Suleiman is helping to organize a national call to Muslim leaders and mosques to join the sanctuary movement. He is also helping to create a webinar that will provide them with resources to establish themselves as a sanctuary.
In Cincinnati, the Clifton Mosque will join Christ Church Cathedral, an Episcopal community in downtown Cincinnati, in shielding and supporting any immigrants who seek help from and pass a screening by a local branch of Interfaith Worker Justice.
Another five local houses of worship have pledged themselves "in solidarity with" the sanctuary congregations, and will potentially provide money, food, clothing, transportation and more. They include a Jewish congregation, a Methodist church and a nondenominational Christian church.
Chartier said his congregation, which was the victim of a pipe bombing about a decade ago, knows what it is to feel like "punching bags." That, he said, makes them suited to help those seeking sanctuary.
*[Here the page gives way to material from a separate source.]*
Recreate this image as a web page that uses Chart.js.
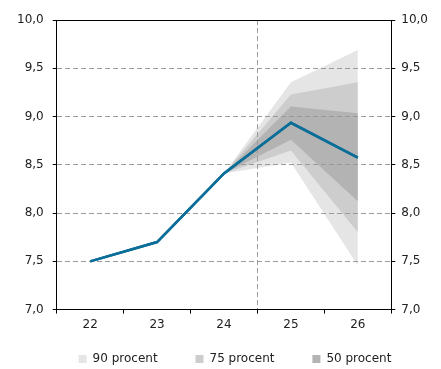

"We have really adopted a heavy policy of social justice," he said. "It was already a part of us, but we made it a foundational principle to found our community on."
Suleiman said mosques have "extra considerations" to ponder about the sanctuary movement.
"The same hatred that is channeling itself in one ugly way towards so many of the undocumented immigrants has also manifested itself in attacks on mosques," he said. "So one way of thinking is maybe we don’t need to bring more hardship when we are already so vulnerable. But my response to that is unless we all bond together we will all become weaker."